On Mon, 9 Feb 1998, Phil Howard wrote:
Patrick McManus writes:
At the risk of introducing meaningful background literature: ftp://ds.internic.net/rfc/rfc2068.txt
I direct folks to 14.36.1 "Byte Ranges" which when interleaved with pipelined requests comes very close to achieving client-driven multiplexing that I'd suggest from a UI pov will behave much better than the multiple connections method (eliminating the cost of tcp congestion control but at the cost of some application protocol overhead).
As a server implementor, let me simply say this makes no sense and is a perversion of what byte ranges are intended for. You will end up repeating the request headers (which can be sizable) far too often, will put far too much load on the server, will break whenever you get dynamic content, etc.
More than application overhead, I suspect the biggest problem with this otherwise good idea is that it won't be implemented corrently by the browsers or the servers.

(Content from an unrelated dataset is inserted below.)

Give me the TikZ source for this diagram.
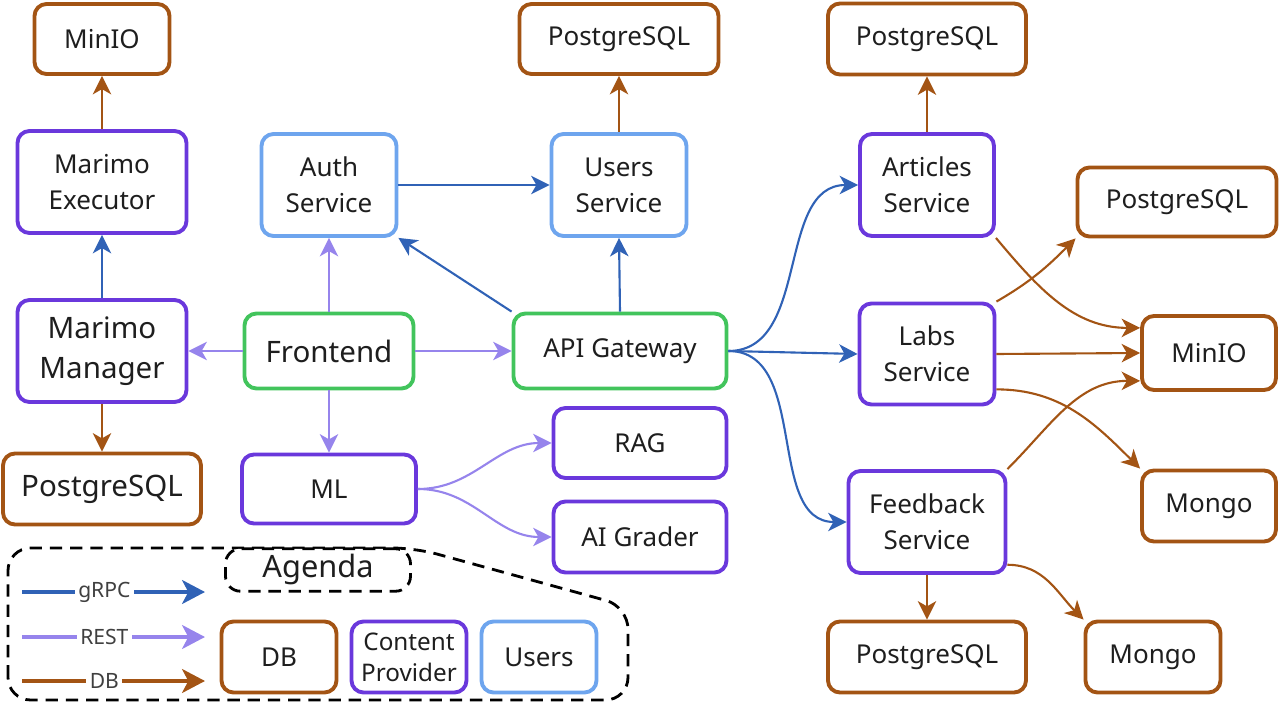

For example on the server end, it would see multiple requests for the same object, at different byte ranges. If that object is being created on the fly by a program process (e.g. CGI) the browser won't have a clue of the size.
What is the correct behaviour of the server if the request is made for bytes 0-2047 of an object which invokes a CGI program to create that object? Obviously it can send the first 2048 bytes, but then what?
For dynamic content, it normally has to send the whole document. That is a legal response to a byte range request.